'Mob Rule' as London Rioting Spreads
The arson and pillaging that's terrorized working-class London since Saturday has spread into eight more city districts and at least three other cities in the U.K., marking the worst outbreak of civil unrest in that country in a quarter-century. Here are the latest updates:
- "Disturbances" have been reported in Birmingham, Liverpool and Bristol. Manchester police deny rumors of trouble.
- British Prime Minister David Cameron and London Mayor Boris Johnson are both "scrambling" to return from their vacations abroad.
- An increase of 1,700 police officers has proven powerless against the rioters. Districts such as Clapham, Hackney, Dalston, Peckham, Woolwich and Lewisham have all but surrendered to "mob rule." Local businesses have been cleaned out from the "orgy of looting" that's unfolded all day and through the night.
- Over 330 arrests so far, the youngest an 11-year-old boy.
- An "enormous fire" has engulfed a large Sony distribution warehouse in the already-ravaged Enfield section of London. According to a witness: "We heard a smash at the Sony centre and I went outside to have a look. It was youths just looting and taking loads of products like Wii consoles and stuff like that. They had petrol bombs in bottles. As I went back to work to tell everyone what's going on, about five minutes after that the whole Sony centre was ablaze."
In this video, which is quickly going viral, an injured boy is helped up by some looters, one of whom them unzips his bag and helps himself to its contents.

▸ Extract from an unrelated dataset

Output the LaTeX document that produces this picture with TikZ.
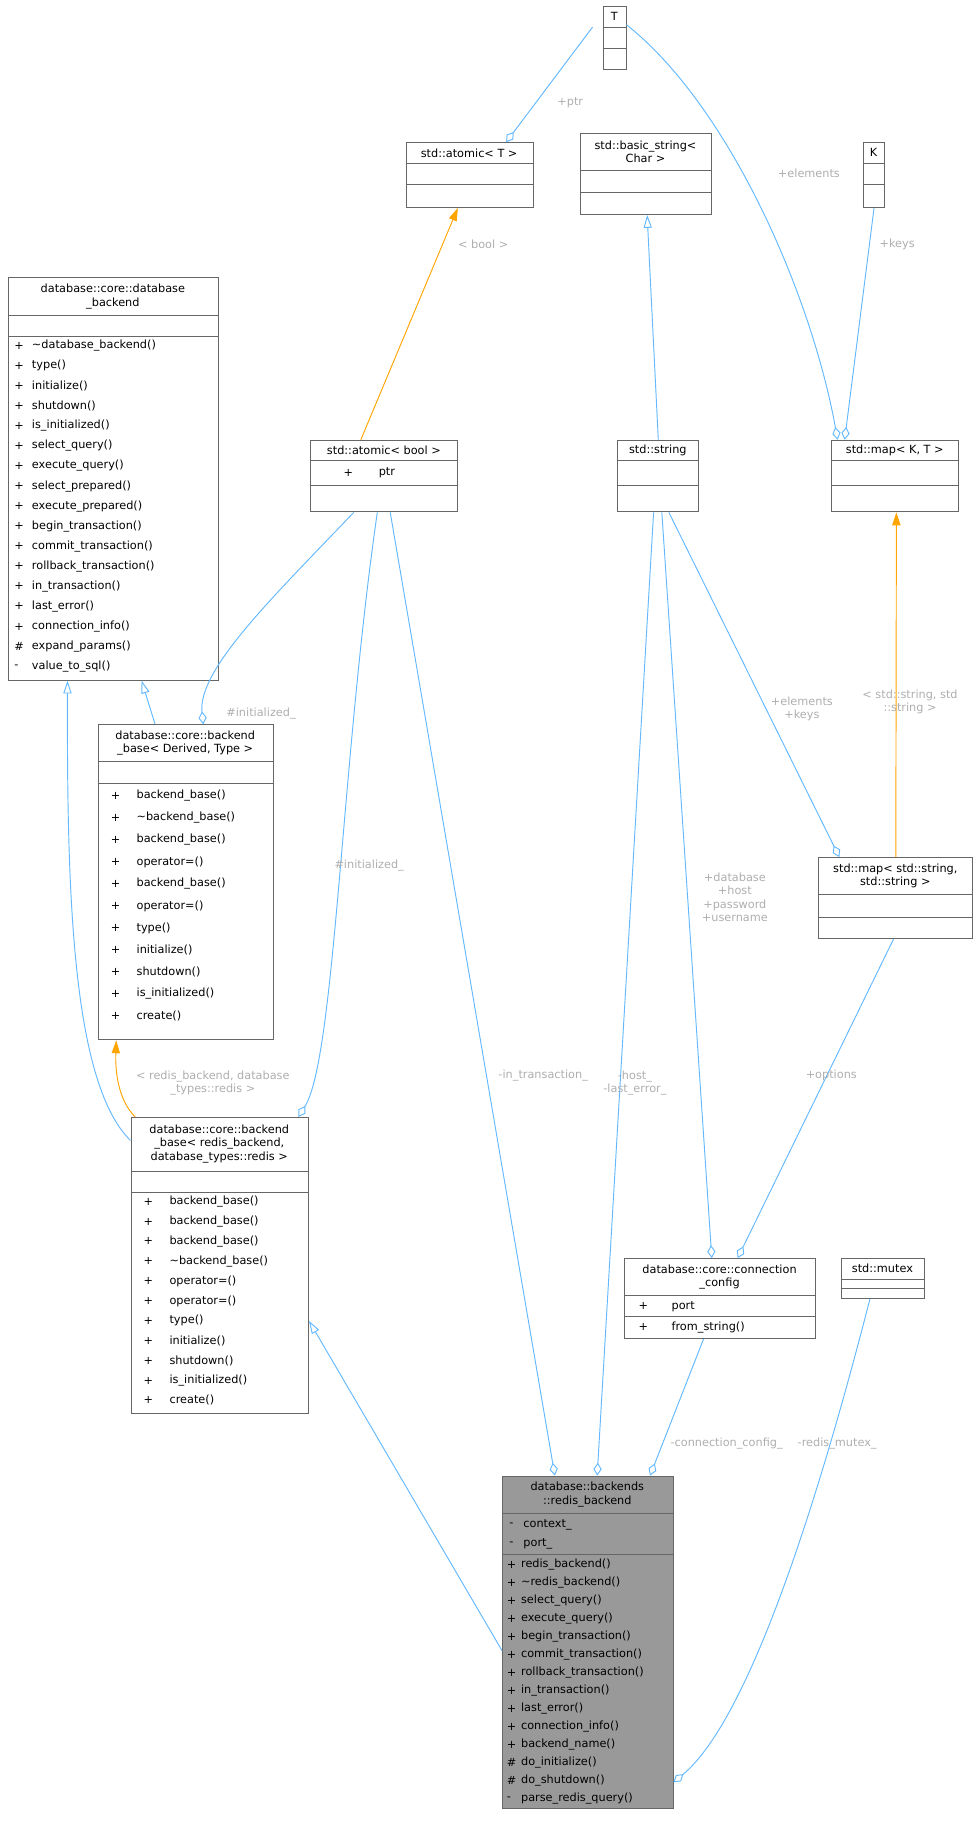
\documentclass[tikz,border=0pt]{standalone}
\usepackage{fontspec}
\setmainfont{DejaVu Sans}
\usetikzlibrary{arrows.meta,calc}
\definecolor{eblue}{HTML}{63B8FF}
\definecolor{eorange}{HTML}{FFA500}
\definecolor{lgray}{HTML}{9A9A9A}
\definecolor{bgray}{HTML}{999999}
\definecolor{bline}{HTML}{666666}
\newcommand\clsbox[6]{% name,x1,y1,x2,y2,fill
  \node[draw=bline,line width=0.8pt,fill=#6,inner sep=0,minimum width={#4pt-#2pt},minimum height={#5pt-#3pt},anchor=north west] (#1) at (#2,#3) {};}
\newcommand\hsep[3]{\draw[bline,line width=0.8pt] (#1,#3) -- (#2,#3);}
\begin{document}
\begin{tikzpicture}[x=1pt,y=-1pt,
  txt/.style={font=\fontsize{9.6}{11.5}\selectfont,inner sep=0,align=center},
  row/.style={font=\fontsize{9.6}{11.5}\selectfont,inner sep=0,anchor=west},
  lbl/.style={font=\fontsize{9.6}{11.5}\selectfont,text=lgray!80,inner sep=1,align=center},
  agg/.style={draw=eblue,line width=0.8pt,-{Diamond[open,length=11pt,width=7pt]}},
  inh/.style={draw=eblue,line width=0.8pt,-{Triangle[open,length=11pt,width=7pt]}},
  tpl/.style={draw=eorange,line width=0.8pt,-{Triangle[length=11pt,width=7pt,fill=eorange]}}]
\useasboundingbox (0,0) rectangle (830,1559);
% T
\clsbox{T}{513}{5}{532}{59}{white}
\hsep{513}{532}{23}\hsep{513}{532}{41}
\node[txt] at (522.5,14) {T};
% atomic<T>
\clsbox{atomT}{345}{121}{453}{176}{white}
\hsep{345}{453}{139}\hsep{345}{453}{157}
\node[txt] at (399,130) {std::atomic< T >};
% basic_string
\clsbox{bstr}{493}{113}{605}{182}{white}
\hsep{493}{605}{145}\hsep{493}{605}{164}
\node[txt] at (549,129) {std::basic\_string<\\Char >};
% K
\clsbox{K}{734}{121}{752}{176}{white}
\hsep{734}{752}{139}\hsep{734}{752}{157}
\node[txt] at (743,130) {K};
% database_backend
\clsbox{dbb}{7}{236}{185}{578}{white}
\hsep{7}{185}{268}\hsep{7}{185}{286}
\node[txt] at (96,252) {database::core::database\\\_backend};
\foreach \s/\m [count=\i from 0] in {+/\textasciitilde database\_backend(),+/type(),+/initialize(),+/shutdown(),+/is\_initialized(),+/select\_query(),+/execute\_query(),+/select\_prepared(),+/execute\_prepared(),+/begin\_transaction(),+/commit\_transaction(),+/rollback\_transaction(),+/in\_transaction(),+/last\_error(),+/connection\_info(),\#/expand\_params(),-/value\_to\_sql()}
  {\node[row] at (12,294+\i*17.06) {\s}; \node[row] at (27,294+\i*17.06) {\m};}
% atomic<bool>
\clsbox{atomB}{264}{374}{389}{435}{white}
\hsep{264}{389}{392}\hsep{264}{389}{413}
\node[txt] at (326.5,383) {std::atomic< bool >};
\node[row] at (292,402) {+}; \node[row] at (322,402) {ptr};
% std::string
\clsbox{str}{525}{374}{594}{435}{white}
\hsep{525}{594}{392}\hsep{525}{594}{413}
\node[txt] at (559.5,383) {std::string};
% map<K,T>
\clsbox{mapKT}{707}{374}{815}{435}{white}
\hsep{707}{815}{392}\hsep{707}{815}{413}
\node[txt] at (761,383) {std::map< K, T >};
% backend_base<Derived,Type>
\clsbox{bbDT}{83}{616}{232}{884}{white}
\hsep{83}{232}{648}\hsep{83}{232}{666}
\node[txt] at (157.5,632) {database::core::backend\\\_base< Derived, Type >};
\foreach \m [count=\i from 0] in {backend\_base(),\textasciitilde backend\_base(),backend\_base(),operator=(),backend\_base(),operator=(),type(),initialize(),shutdown(),is\_initialized(),create()}
  {\node[row] at (94,677+\i*18.7) {+}; \node[row] at (116,677+\i*18.7) {\m};}
% map<string,string>
\clsbox{mapSS}{696}{729}{827}{798}{white}
\hsep{696}{827}{761}\hsep{696}{827}{780}
\node[txt] at (761.5,745) {std::map< std::string,\\std::string >};
% backend_base<redis>
\clsbox{bbR}{111}{950}{262}{1202}{white}
\hsep{111}{262}{996}\hsep{111}{262}{1014}
\node[txt] at (186.5,973) {database::core::backend\\\_base< redis\_backend,\\database\_types::redis >};
\foreach \m [count=\i from 0] in {backend\_base(),backend\_base(),backend\_base(),\textasciitilde backend\_base(),operator=(),operator=(),type(),initialize(),shutdown(),is\_initialized(),create()}
  {\node[row] at (122,1022+\i*16.9) {+}; \node[row] at (144,1022+\i*16.9) {\m};}
% connection_config
\clsbox{cc}{531}{1070}{693}{1138}{white}
\hsep{531}{693}{1102}\hsep{531}{693}{1120}
\node[txt] at (612,1086) {database::core::connection\\\_config};
\node[row] at (543,1111) {+}; \node[row] at (571,1111) {port};
\node[row] at (543,1129) {+}; \node[row] at (571,1129) {from\_string()};
% mutex
\clsbox{mtx}{715}{1070}{786}{1104}{white}
\hsep{715}{786}{1088}\hsep{715}{786}{1096}
\node[txt] at (750.5,1079) {std::mutex};
% redis_backend
\clsbox{rb}{427}{1255}{572}{1538}{bgray}
\hsep{427}{572}{1287}\hsep{427}{572}{1322}
\node[txt] at (499.5,1271) {database::backends\\::redis\_backend};
\node[row] at (433,1297) {-}; \node[row] at (445,1297) {context\_};
\node[row] at (433,1313) {-}; \node[row] at (445,1313) {port\_};
\foreach \s/\m [count=\i from 0] in {+/redis\_backend(),+/\textasciitilde redis\_backend(),+/select\_query(),+/execute\_query(),+/begin\_transaction(),+/commit\_transaction(),+/rollback\_transaction(),+/in\_transaction(),+/last\_error(),+/connection\_info(),+/backend\_name(),\#/do\_initialize(),\#/do\_shutdown(),-/parse\_redis\_query()}
  {\node[row] at (431,1331+\i*15.3) {\s}; \node[row] at (443,1331+\i*15.3) {\m};}
% ---- edges
\draw[agg] ([xshift=-9]T.west |- 0,23) -- ([xshift=31]atomT.north);
\node[lbl] at (485,87) {+ptr};
\draw[agg] ([yshift=2]T.east |- 0,23) .. controls (620,90) and (690,250) .. ([xshift=-49]mapKT.north);
\node[lbl] at (688,147) {+elements};
\draw[agg] (K.south) -- ([xshift=-43]mapKT.north);
\node[lbl] at (763,208) {+keys};
\draw[tpl] ([xshift=-20]atomB.north) -- ([xshift=-10]atomT.south);
\node[lbl] at (411,208) {< bool >};
\draw[inh] (str.north) -- ([xshift=1]bstr.south);
\draw[tpl] (mapSS.north) -- ([xshift=1]mapKT.south);
\node[lbl] at (774,597) {< std::string, std\\::string >};
\draw[inh] ([xshift=-26]bbDT.north) -- ([xshift=24]dbb.south);
\draw[inh] ([yshift=-20]bbR.north west) .. controls (60,920) and (57,750) .. ([xshift=-39]dbb.south);
\draw[tpl] ([xshift=4]bbR.north west) .. controls (100,935) and (98,910) .. ([xshift=-59]bbDT.south);
\node[lbl] at (181,921) {< redis\_backend, database\\\_types::redis >};
\draw[agg] ([xshift=-26]atomB.south) .. controls (230,510) and (168,570) .. ([xshift=15]bbDT.north);
\node[lbl] at (222,607) {\#initialized\_};
\draw[agg] ([xshift=-6]atomB.south) .. controls (290,650) and (285,900) .. ([xshift=-9]bbR.north east);
\node[lbl] at (314,736) {\#initialized\_};
\draw[agg] ([xshift=5]atomB.south) -- ([xshift=-28]rb.north);
\node[lbl] at (462,915) {-in\_transaction\_};
\draw[agg] ([xshift=-4]str.south) -- ([xshift=8]rb.north);
\node[lbl] at (540,921) {-host\_\\-last\_error\_};
\draw[agg] ([xshift=3]str.south) -- ([xshift=-7]cc.north);
\node[lbl] at (625,763) {+database\\+host\\+password\\+username};
\draw[agg] ([xshift=9]str.south) -- ([xshift=-48]mapSS.north);
\node[lbl] at (682,603) {+elements\\+keys};
\draw[agg] ([xshift=-2]mapSS.south) -- ([xshift=15]cc.north);
\node[lbl] at (707,915) {+options};
\draw[agg] ([xshift=-14]cc.south) -- ([xshift=53]rb.north);
\node[lbl] at (618,1228) {-connection\_config\_};
\draw[agg] ([xshift=-11]mtx.south) .. controls (700,1260) and (640,1460) .. ([yshift=-119]rb.east);
\node[lbl] at (712,1228) {-redis\_mutex\_};
\draw[inh] ([yshift=-7]rb.west) -- ([yshift=-47]bbR.east);
\end{tikzpicture}
\end{document}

- Photos of burned-out cars and smashed double-decker buses in the Ealing neighborhood, hit hard Monday night by looters, are proliferating on Twitter.
- A chilling photo of a double-decker bus engulfed in flames looks like some long-lost Pink Floyd album cover.
- Another sure-to-become-iconic image of the silhouette of a woman leaping into firefighters' arms in front of a wall of flames. This is in Croydon, where a historic building has been destroyed by fire.
- Unconfirmed reports of a man being shot in the face in Leeds.
- Two priests "entered the Pembury Road housing project in Hackney, the scene of some of the worst violence, to gain permission from rioters to allow an ambulance to take an injured elderly woman to safety."